Further analysis has been completed by Gorski Consulting at the Colborne Street site from video documentations completed on August 29, 2023. In a recent article Gorski Consulting reported how cyclist travel paths changed as a result of the new cycling lane. Now additional analysis has been completed which shows how the travel paths of City of London transit buses have also been affected by the new cycling lane.
It can be recalled that the lateral travel paths of four categories of traffic units were reported in recent Gorski Consulting articles. Cyclists, Transit buses, large trucks and light duty motor vehicles were the four categories. This data was from a time when a cycling lane did not yet exist on Colborne Street. Then in August, 2023, the City of London completed installation of the cycling lane. Now we are attempting to compare the travel paths of these four categories of traffic units to determine if and how the cycling lane installation made a difference. Analysis has now been completed on two of those four categories, cyclists and transit buses and the results are shown in the table below.
For example, before the cycling lane was installed the average lateral position of cyclists was 0.71 metres west of the edge of the concrete gutter of the northbound lane of Colborne. After the cycling lane was completed the average lateral position of cyclists was reduced to 0.58 metres. So cyclists appear to have moved closer to the right curb after the installation of the cycling lane. It can also be seen in the above table that the variance in those travel paths was reduced.
With respect to City of London Transit buses the average lateral position was 0.87 metres before the cycling lane was completed. But after completion of the cycling lane that position became 1.57 metres.
An important observation is that, before the cycling lane transit buses and cyclists travelled close to each other (cyclists 0.71 metres, transit buses 0.87 metres) but after the cycling lane installation that gap became approximately one metre (cyclists 0.58 metres, transit buses 1.57 metres). Although there are some negatives with installation of a painted cycling lane this study shows that there are some positive effects on cyclist safety,
It needs to be emphasized that these findings are limited. They only discuss the average lateral positions of these units, not how they behave when they encounter each other. Do transit buses move away from cyclists when passing them and is this avoidance greater when a cycling lane exists? That question still remains to be reviewed. Unfortunately there are very few northbound transit buses travelling through the site so the opportunities of documenting one which is passing a cyclist are few. Our data shows that a northbound transit buses only passes through the site once every fifteen minutes.
Analysis is progressing with the documentation of the other two categories of traffic units: large trucks and light-duty vehicles.

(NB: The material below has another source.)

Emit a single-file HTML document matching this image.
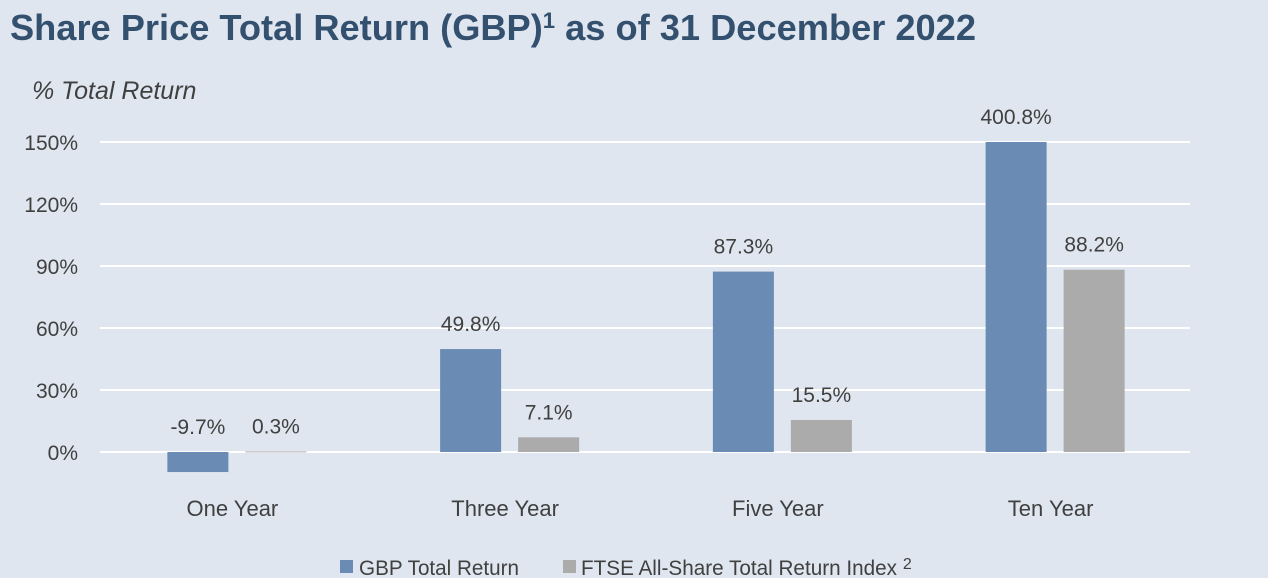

There are actually very few large northbound trucks passing through the site. Instead this category contains over-size delivery vans and some school buses.
There is an over-abundance of light-duty vehicles such that we must take only a small segment of this category. Arbitrarily, we have chosen to commence documentation at a half hour into the video and only through documentation of just 10 observations. Without such limitations we would have far too many observations.
Once this additional analysis is completed we will once again review the findings.